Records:
========================================================================

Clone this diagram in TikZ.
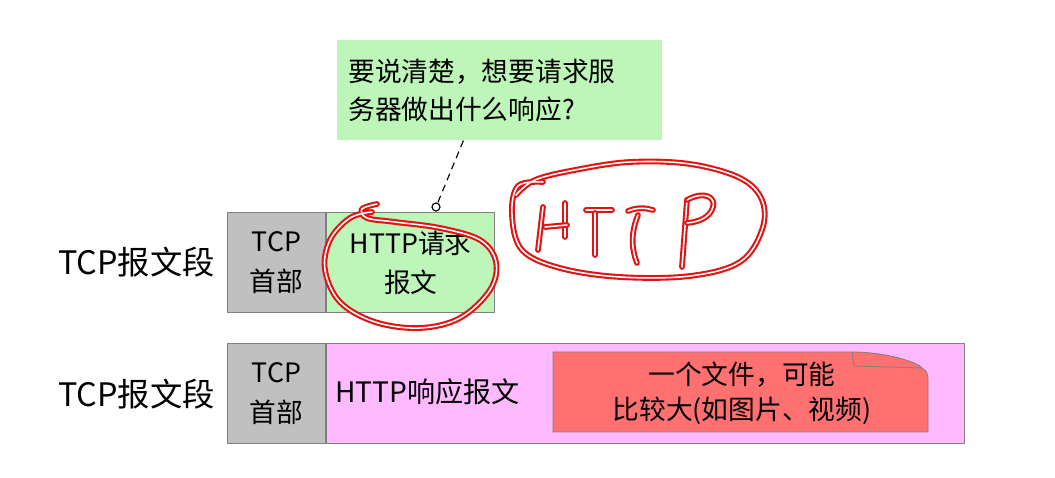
\documentclass[tikz,border=0pt]{standalone}
\usepackage{fontspec}
\setmainfont{Noto Sans CJK SC}
\usepackage{tikz}
\usetikzlibrary{positioning}

\definecolor{hdrgray}{RGB}{192,192,192}
\definecolor{reqgreen}{RGB}{190,245,185}
\definecolor{resppink}{RGB}{255,185,255}
\definecolor{filered}{RGB}{255,112,112}
\definecolor{edgegray}{RGB}{128,128,128}
\definecolor{inkred}{RGB}{225,20,20}

\begin{document}
\begin{tikzpicture}[x=0.025cm, y=-0.025cm,
    field/.style={draw=edgegray, line width=0.8pt, minimum height=2.5cm, inner sep=0pt, align=center, font=\fontsize{19}{28}\selectfont},
    ink/.style={draw=inkred, double=white, double distance=1.1pt, line width=1.5pt, line cap=round, line join=round}]
    \useasboundingbox (0,0) rectangle (1055,478);

    % request segment
    \node[field, fill=hdrgray, minimum width=2.45cm, anchor=north west] (hdrReq) at (227,212) {TCP\\首部};
    \node[field, fill=reqgreen, minimum width=4.2cm, right=0pt of hdrReq] (req) {HTTP请求\\报文};
    \node[left=0.3cm of hdrReq, inner sep=0pt, font=\fontsize{23}{28}\selectfont] (segReq) {TCP报文段};

    % response segment
    \node[field, fill=hdrgray, minimum width=2.45cm, below=0.75cm of hdrReq] (hdrResp) {TCP\\首部};
    \node[field, fill=resppink, minimum width=15.95cm, right=0pt of hdrResp] (resp) {};
    \node[left=0.3cm of hdrResp, inner sep=0pt, font=\fontsize{23}{28}\selectfont] (segResp) {TCP报文段};
    \node[anchor=west, inner sep=0pt, font=\fontsize{20}{27}\selectfont] (respText) at (335,392) {HTTP响应报文};

    % file note with folded corner
    \filldraw[fill=filered, draw=edgegray, line width=0.6pt] (553,352) -- (852,352) .. controls (885,352) and (918,362) .. (922,368) .. controls (927,371) and (928,374) .. (928,380) -- (928,432) -- (553,432) -- cycle;
    \draw[edgegray, line width=0.6pt] (852,352) -- (854,366) -- (922,368);
    \node[align=center, font=\fontsize{19}{25}\selectfont] (fileNote) at (742,393) {一个文件，可能\\比较大(如图片、视频)};

    % question callout
    \node[fill=reqgreen, anchor=north west, minimum height=2.5cm, text width=7.575cm, inner xsep=0.275cm, align=left, font=\fontsize{19}{27.5}\selectfont] (askNote) at (337,40) {要说清楚，想要请求服\\务器做出什么响应?};
    \node[circle, draw, fill=white, line width=0.8pt, inner sep=0pt, minimum size=0.2cm] (knob) at (436,207) {};
    \draw[dash pattern=on 5pt off 3.5pt, line width=0.8pt] ([xshift=-0.91cm]askNote.south) -- (knob);

    % red ink: loop round the request
    \draw[ink] plot[smooth, tension=0.6] coordinates {(377,204) (362,209) (367,218) (395,222) (440,228) (480,240) (496,262) (490,290) (460,318) (420,328) (375,322) (340,302) (325,270) (330,240) (350,218) (372,212)};

    % red ink: HTTP in a loop
    \draw[ink] plot[smooth, tension=0.6] coordinates {(543,182) (518,186) (512,215) (522,250) (560,268) (620,277) (690,276) (740,262) (762,230) (762,200) (740,178) (690,164) (630,162) (575,170) (535,180) (516,195)};
    \draw[ink] (543,207) -- (538,250);
    \draw[ink] (565,203) -- (565,237);
    \draw[ink] (545,227) -- (567,225);
    \draw[ink] (586,210) -- (612,210);
    \draw[ink] (595,213) -- (595,255);
    \draw[ink] (628,211) .. controls (638,207) and (646,208) .. (653,210);
    \draw[ink] (638,215) .. controls (630,235) and (632,250) .. (637,263);
    \draw[ink] (687,200) -- (682,267);
    \draw[ink] (687,200) .. controls (705,190) and (716,198) .. (713,207) .. controls (710,218) and (698,222) .. (687,223);
\end{tikzpicture}
\end{document}
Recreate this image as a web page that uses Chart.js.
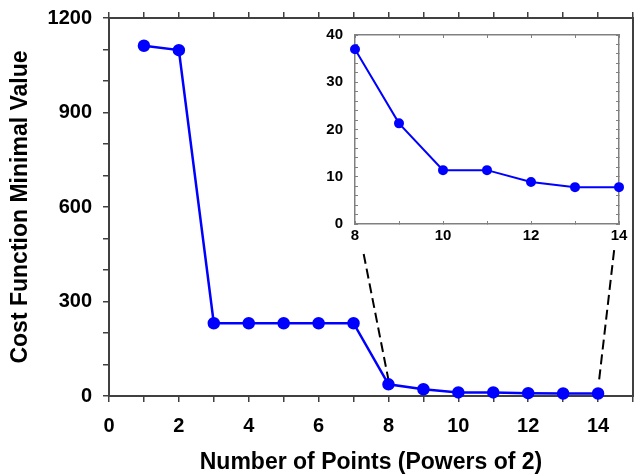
<!DOCTYPE html>
<html>
<head>
<meta charset="utf-8">
<script src="https://cdn.jsdelivr.net/npm/chart.js@4/dist/chart.umd.min.js"></script>
<style>
  html, body { margin: 0; padding: 0; background: #fff; }
  #wrap { position: relative; width: 634px; height: 476px; }
  #main { position: absolute; left: 0; top: 0; }
  #inset { position: absolute; left: 318px; top: 22px; }
</style>
</head>
<body>
<div id="wrap">
  <canvas id="main" width="634" height="476"></canvas>
  <canvas id="inset" width="316" height="228"></canvas>
</div>
<script>
// ---- data ----
const powers = [1, 2, 3, 4, 5, 6, 7, 8, 9, 10, 11, 12, 13, 14];
const costValues = [1112, 1098, 231, 231, 231, 231, 231, 37, 21.3, 11.4, 11.4, 8.9, 7.8, 7.8];
const insetStart = 8; // inset shows powers 8..14
// connector (dashed) lines, in main-chart data coordinates
const connectorLeftX = [7.29, 8.0];
const connectorLeftY = [451, 51];
const connectorRightX = [14.46, 14.03];
const connectorRightY = [463, 51];
// tick labels
const mainXTickLabels = [0, 2, 4, 6, 8, 10, 12, 14];
const mainYTickLabels = [0, 300, 600, 900, 1200];
const insetXTickLabels = [8, 10, 12, 14];
const insetYTickLabels = [0, 10, 20, 30, 40];

const FONT = "'Liberation Sans', Arial, Helvetica, sans-serif";
const AX = '#404040';
const INAX = '#808080';

const toXY = (xs, ys) => xs.map((x, i) => ({ x: x, y: ys[i] }));
const mainPts = toXY(powers, costValues);
const insetPts = mainPts.filter(p => p.x >= insetStart);

function noPad(s) { s.paddingLeft = 0; s.paddingRight = 0; s.paddingTop = 0; s.paddingBottom = 0; }
function fixW(w) { return s => { s.width = w; noPad(s); }; }
function fixH(h) { return s => { s.height = h; noPad(s); }; }

new Chart(document.getElementById('main'), {
  type: 'line',
  data: {
    datasets: [
      {
        data: mainPts,
        borderColor: '#0000ff', backgroundColor: '#0000ff',
        borderWidth: 2.5, pointRadius: 5, pointHoverRadius: 5,
        pointBackgroundColor: '#0000ff', pointBorderColor: '#0000ff',
        tension: 0, clip: false
      },
      {
        data: toXY(connectorLeftX, connectorLeftY),
        borderColor: '#000', borderWidth: 2, borderDash: [10, 5],
        pointRadius: 0, tension: 0
      },
      {
        data: toXY(connectorRightX, connectorRightY),
        borderColor: '#000', borderWidth: 2, borderDash: [10, 5],
        pointRadius: 0, tension: 0
      }
    ]
  },
  options: {
    responsive: false, animation: false,
    layout: { padding: 0, autoPadding: false },
    plugins: { legend: { display: false }, tooltip: { enabled: false } },
    scales: {
      x: {
        type: 'linear', position: 'bottom', min: 0, max: 15,
        ticks: {
          stepSize: 1, autoSkip: false, maxRotation: 0, padding: 12,
          color: '#000', font: { family: FONT, size: 20, weight: 'bold' },
          callback: v => mainXTickLabels.includes(v) ? String(v) : ''
        },
        grid: { drawOnChartArea: false, tickLength: 6, color: AX, lineWidth: 1.5 },
        border: { color: AX, width: 2 },
        title: {
          display: true, text: 'Number of Points (Powers of 2)', color: '#000',
          font: { family: FONT, size: 23, weight: 'bold' }, padding: { top: 0, bottom: 0 }
        },
        afterFit: fixH(80)
      },
      xTop: {
        type: 'linear', position: 'top', min: 0, max: 15,
        ticks: { display: false, stepSize: 1, autoSkip: false },
        grid: { drawOnChartArea: false, tickLength: 6, color: AX, lineWidth: 1.5 },
        border: { color: AX, width: 2 },
        afterFit: fixH(18)
      },
      y: {
        type: 'linear', position: 'left', min: 0, max: 1200,
        ticks: {
          stepSize: 100, autoSkip: false, padding: 11,
          color: '#000', font: { family: FONT, size: 20, weight: 'bold' },
          callback: v => mainYTickLabels.includes(v) ? String(v) : ''
        },
        grid: { drawOnChartArea: false, tickLength: 6, color: AX, lineWidth: 1.5 },
        border: { color: AX, width: 2 },
        title: {
          display: true, text: 'Cost Function Minimal Value', color: '#000',
          font: { family: FONT, size: 23, weight: 'bold' }, padding: { top: 7, bottom: 0 }
        },
        afterFit: fixW(109)
      },
      yRight: {
        type: 'linear', position: 'right', min: 0, max: 1200,
        ticks: { display: false },
        grid: { drawOnChartArea: false, drawTicks: false },
        border: { color: AX, width: 2 },
        afterFit: fixW(1)
      }
    }
  }
});

new Chart(document.getElementById('inset'), {
  type: 'line',
  data: {
    datasets: [{
      data: insetPts,
      borderColor: '#0000ff', backgroundColor: '#0000ff',
      borderWidth: 2, pointRadius: 4, pointHoverRadius: 4,
      pointBackgroundColor: '#0000ff', pointBorderColor: '#0000ff',
      tension: 0, clip: false
    }]
  },
  options: {
    responsive: false, animation: false,
    layout: { padding: 0, autoPadding: false },
    plugins: { legend: { display: false }, tooltip: { enabled: false } },
    scales: {
      x: {
        type: 'linear', position: 'bottom', min: 8, max: 14,
        ticks: {
          stepSize: 1, autoSkip: false, maxRotation: 0, padding: 6,
          color: '#000', font: { family: FONT, size: 15, weight: 'bold' },
          callback: v => insetXTickLabels.includes(v) ? String(v) : ''
        },
        grid: { drawOnChartArea: false, tickLength: -3, color: INAX, lineWidth: 1 },
        border: { color: INAX, width: 1.5 },
        afterFit: fixH(26)
      },
      xTop: {
        type: 'linear', position: 'top', min: 8, max: 14,
        ticks: { display: false, stepSize: 1, autoSkip: false },
        grid: { drawOnChartArea: false, tickLength: -3, color: INAX, lineWidth: 1 },
        border: { color: INAX, width: 1.5 },
        afterFit: fixH(13)
      },
      y: {
        type: 'linear', position: 'left', min: 0, max: 40,
        ticks: {
          stepSize: 2, autoSkip: false, padding: 15,
          color: '#000', font: { family: FONT, size: 15, weight: 'bold' },
          callback: v => insetYTickLabels.includes(v) ? String(v) : ''
        },
        grid: { drawOnChartArea: false, tickLength: -3, color: INAX, lineWidth: 1 },
        border: { color: INAX, width: 1.5 },
        afterFit: fixW(37)
      },
      yRight: {
        type: 'linear', position: 'right', min: 0, max: 40,
        ticks: { display: false, stepSize: 2, autoSkip: false },
        grid: { drawOnChartArea: false, tickLength: -3, color: INAX, lineWidth: 1 },
        border: { color: INAX, width: 1.5 },
        afterFit: fixW(15)
      }
    }
  }
});
</script>
</body>
</html>
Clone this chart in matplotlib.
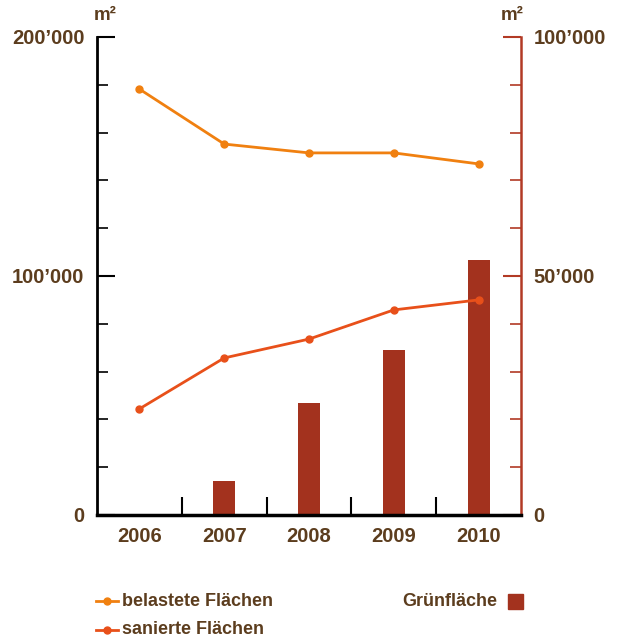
import matplotlib.pyplot as plt
from matplotlib.lines import Line2D
from matplotlib.patches import Rectangle
from matplotlib.ticker import FuncFormatter, MultipleLocator

years = ["2006", "2007", "2008", "2009", "2010"]
belastete = [178200, 155200, 151500, 151500, 146900]
sanierte = [44400, 65700, 73600, 85800, 90000]
gruenflaeche = [300, 7100, 23400, 34500, 53300]

brown = "#5C3D1E"
orange = "#F08010"
redorange = "#E8501A"
barred = "#A3321E"
axisred = "#B23A25"

plt.rcParams['font.family'] = ['Liberation Sans', 'DejaVu Sans']
plt.rcParams['font.weight'] = 'bold'

fig = plt.figure(figsize=(6.18, 6.41), dpi=100)
ax = fig.add_axes([0.157, 0.1966, 0.686, 0.7457])
ax2 = ax.twinx()

x = list(range(len(years)))
ax2.bar(x, gruenflaeche, width=0.26, color=barred, zorder=2)
ax.plot(x, belastete, color=orange, lw=2, marker='o', ms=5, zorder=5)
ax.plot(x, sanierte, color=redorange, lw=2, marker='o', ms=5, zorder=5)
ax.set_zorder(ax2.get_zorder() + 1)
ax.patch.set_visible(False)

fmt = FuncFormatter(lambda v, p: "0" if v == 0 else f"{int(v):,}".replace(",", "\u2019"))

ax.set_xlim(-0.5, 4.5)
ax.set_ylim(0, 200000)
ax2.set_ylim(0, 100000)

ax.yaxis.set_major_locator(MultipleLocator(100000))
ax.yaxis.set_minor_locator(MultipleLocator(20000))
ax.yaxis.set_major_formatter(fmt)
ax2.yaxis.set_major_locator(MultipleLocator(50000))
ax2.yaxis.set_minor_locator(MultipleLocator(10000))
ax2.yaxis.set_major_formatter(fmt)

ax.set_xticks(x)
ax.set_xticklabels(years)
ax.set_xticks([0.5, 1.5, 2.5, 3.5], minor=True)
ax.tick_params(axis='x', which='major', length=0, pad=9, labelsize=14.5, labelcolor=brown)
ax.tick_params(axis='x', which='minor', direction='in', length=13, width=1.5, color='black')

ax.tick_params(axis='y', which='major', direction='in', length=13, width=1.5,
               labelsize=14.5, labelcolor=brown, pad=9, color='black')
ax.tick_params(axis='y', which='minor', direction='in', length=8, width=1.2, color='black')
ax2.tick_params(axis='y', which='major', direction='in', length=13, width=1.5,
                labelsize=14.5, labelcolor=brown, pad=9, color=axisred)
ax2.tick_params(axis='y', which='minor', direction='in', length=8, width=1.2, color=axisred)

for a in (ax, ax2):
    a.spines['top'].set_visible(False)
ax.spines['right'].set_visible(False)
ax.spines['left'].set_linewidth(2)
ax.spines['bottom'].set_linewidth(2.5)
ax2.spines['left'].set_visible(False)
ax2.spines['bottom'].set_visible(False)
ax2.spines['right'].set_color(axisred)
ax2.spines['right'].set_linewidth(1.8)

fig.text(105 / 618, 1 - 15 / 641, "m²", color=brown, fontsize=13.5, ha='center', va='center')
fig.text(512 / 618, 1 - 15 / 641, "m²", color=brown, fontsize=13.5, ha='center', va='center')

# legend
W, H = 618, 641
for yy, col, lab in [(601, orange, "belastete Flächen"), (630, redorange, "sanierte Flächen")]:
    fig.add_artist(Line2D([96 / W, 118 / W], [1 - yy / H] * 2, color=col, lw=2))
    fig.add_artist(Line2D([107 / W], [1 - yy / H], color=col, marker='o', ms=5))
    fig.text(122 / W, 1 - yy / H, lab, color=brown, fontsize=13, ha='left', va='center')
fig.text(497 / W, 1 - 601 / H, "Grünfläche", color=brown, fontsize=13, ha='right', va='center')
fig.add_artist(Rectangle((508 / W, 1 - 609 / H), 15 / W, 15 / H, color=barred))

fig.savefig("out.png", dpi=100)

========================================================================

◆ DIRECTIONS FOR THIS TASK ◆
Copy exactly the stretch of lines that starts at the line holding "Clone this chart in matplotlib." and ends at the line holding "plt.rcParams['font.weight'] = 'bold'". Drop the pictures.

◆ WRITTEN SOLUTION ◆
Clone this chart in matplotlib.
import matplotlib.pyplot as plt
from matplotlib.lines import Line2D
from matplotlib.patches import Rectangle
from matplotlib.ticker import FuncFormatter, MultipleLocator

years = ["2006", "2007", "2008", "2009", "2010"]
belastete = [178200, 155200, 151500, 151500, 146900]
sanierte = [44400, 65700, 73600, 85800, 90000]
gruenflaeche = [300, 7100, 23400, 34500, 53300]

brown = "#5C3D1E"
orange = "#F08010"
redorange = "#E8501A"
barred = "#A3321E"
axisred = "#B23A25"

plt.rcParams['font.family'] = ['Liberation Sans', 'DejaVu Sans']
plt.rcParams['font.weight'] = 'bold'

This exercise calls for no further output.